Exercise description →
Pictures are not part of the copy. Retype the lines from the first one through the line that contains "var seriesNames = ['dual', 'iso', 'vf2'];".

Information provided →
◆ ◆ ◆ ◆ ◆ ◆ ◆
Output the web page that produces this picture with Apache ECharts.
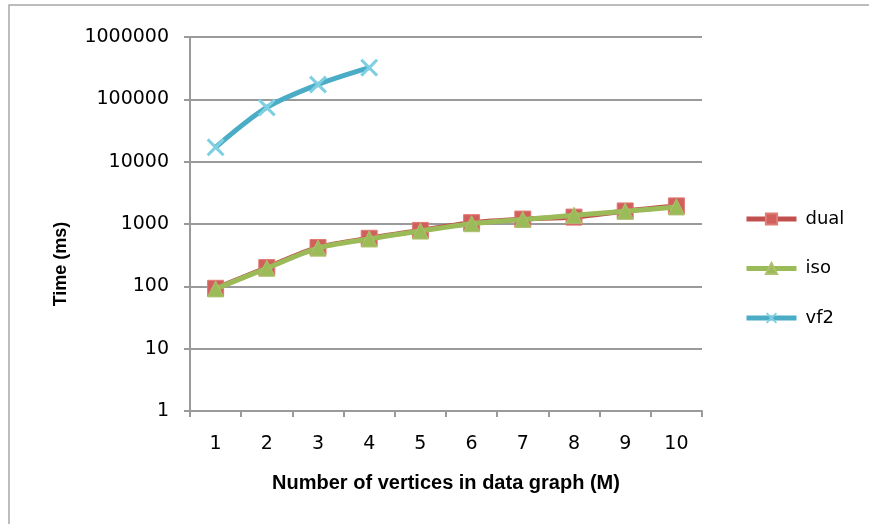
<!DOCTYPE html>
<html><head><meta charset="utf-8">
<script src="https://cdn.jsdelivr.net/npm/echarts@6/dist/echarts.min.js"></script>
<style>html,body{margin:0;padding:0;background:#fff;overflow:hidden}#c{width:869px;height:524px}</style>
</head><body><div id="c"></div>
<script>
var categories = ['1','2','3','4','5','6','7','8','9','10'];
var dual = [93, 200, 420, 590, 790, 1050, 1200, 1290, 1620, 1950];
var iso  = [91, 195, 410, 575, 770, 1010, 1180, 1380, 1600, 1880];
var vf2  = [17000, 74000, 173000, 322000];
var seriesNames = ['dual', 'iso', 'vf2'];

var crossPath = 'path://M0,1.2 L1.2,0 L5,3.8 L8.8,0 L10,1.2 L6.2,5 L10,8.8 L8.8,10 L5,6.2 L1.2,10 L0,8.8 L3.8,5 Z';
var chart = echarts.init(document.getElementById('c'), null, {renderer: 'canvas'});
var gray = '#9a9a9a';
chart.setOption({
  animation: false,
  backgroundColor: '#fff',
  textStyle: {fontFamily: 'DejaVu Sans'},
  grid: {left: 190, right: 167, top: 37, bottom: 113, containLabel: false},
  legend: {
    orient: 'vertical', left: 744, top: 210, padding: 0,
    itemWidth: 50, itemHeight: 14, itemGap: 31.5,
    lineStyle: {width: 5},
    textStyle: {fontSize: 18, color: '#000', fontFamily: 'DejaVu Sans', padding: [0, 0, 0, 4]},
    data: seriesNames
  },
  xAxis: {
    type: 'category', data: categories, boundaryGap: true,
    name: 'Number of vertices in data graph (M)', nameLocation: 'middle', nameGap: 62,
    nameTextStyle: {fontFamily: 'Liberation Sans', fontWeight: 'bold', fontSize: 20, color: '#000'},
    axisLine: {lineStyle: {color: gray, width: 2}},
    axisTick: {show: true, length: 6, lineStyle: {color: gray, width: 2}, alignWithLabel: false},
    axisLabel: {fontSize: 19, color: '#000', margin: 24}
  },
  yAxis: {
    type: 'log', logBase: 10, min: 1, max: 1000000,
    axisLine: {show: true, lineStyle: {color: gray, width: 2}},
    axisTick: {show: true, length: 6, lineStyle: {color: gray, width: 2}},
    splitLine: {show: true, lineStyle: {color: gray, width: 2}},
    minorTick: {show: false},
    axisLabel: {fontSize: 19, color: '#000', margin: 21, formatter: function(v){return String(Math.round(v));}}
  },
  graphic: [
    {type: 'polyline', shape: {points: [[9, 524], [9, 5], [869, 5]]}, style: {fill: 'none', stroke: '#a8a8a8', lineWidth: 1.5}, z: -10},
    {type: 'text', x: 61, y: 264, rotation: Math.PI / 2,
     style: {text: 'Time (ms)', fontFamily: 'Liberation Sans', fontWeight: 'bold', fontSize: 18, fill: '#000', align: 'center', verticalAlign: 'middle'}}
  ],
  series: [
    {name: 'dual', type: 'line', data: dual, smooth: 0.3, symbol: 'rect', symbolSize: 16,
     lineStyle: {color: '#c0504d', width: 5}, itemStyle: {color: '#d0605b', borderColor: '#e07a75', borderWidth: 1}, z: 2},
    {name: 'iso', type: 'line', data: iso, smooth: 0.3, symbol: 'triangle', symbolSize: 16,
     lineStyle: {color: '#9bbb59', width: 5}, itemStyle: {color: '#9bbb59', borderColor: '#b0c070', borderWidth: 1}, z: 3},
    {name: 'vf2', type: 'line', data: vf2, smooth: 0.3, symbol: crossPath, symbolSize: 18,
     lineStyle: {color: '#4bacc6', width: 5}, itemStyle: {color: '#7fcfe2'}, z: 4}
  ]
});
</script></body></html>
◆ ◆ ◆ ◆ ◆ ◆ ◆
Output for this exercise →
Output the web page that produces this picture with Apache ECharts.
<!DOCTYPE html>
<html><head><meta charset="utf-8">
<script src="https://cdn.jsdelivr.net/npm/echarts@6/dist/echarts.min.js"></script>
<style>html,body{margin:0;padding:0;background:#fff;overflow:hidden}#c{width:869px;height:524px}</style>
</head><body><div id="c"></div>
<script>
var categories = ['1','2','3','4','5','6','7','8','9','10'];
var dual = [93, 200, 420, 590, 790, 1050, 1200, 1290, 1620, 1950];
var iso  = [91, 195, 410, 575, 770, 1010, 1180, 1380, 1600, 1880];
var vf2  = [17000, 74000, 173000, 322000];
var seriesNames = ['dual', 'iso', 'vf2'];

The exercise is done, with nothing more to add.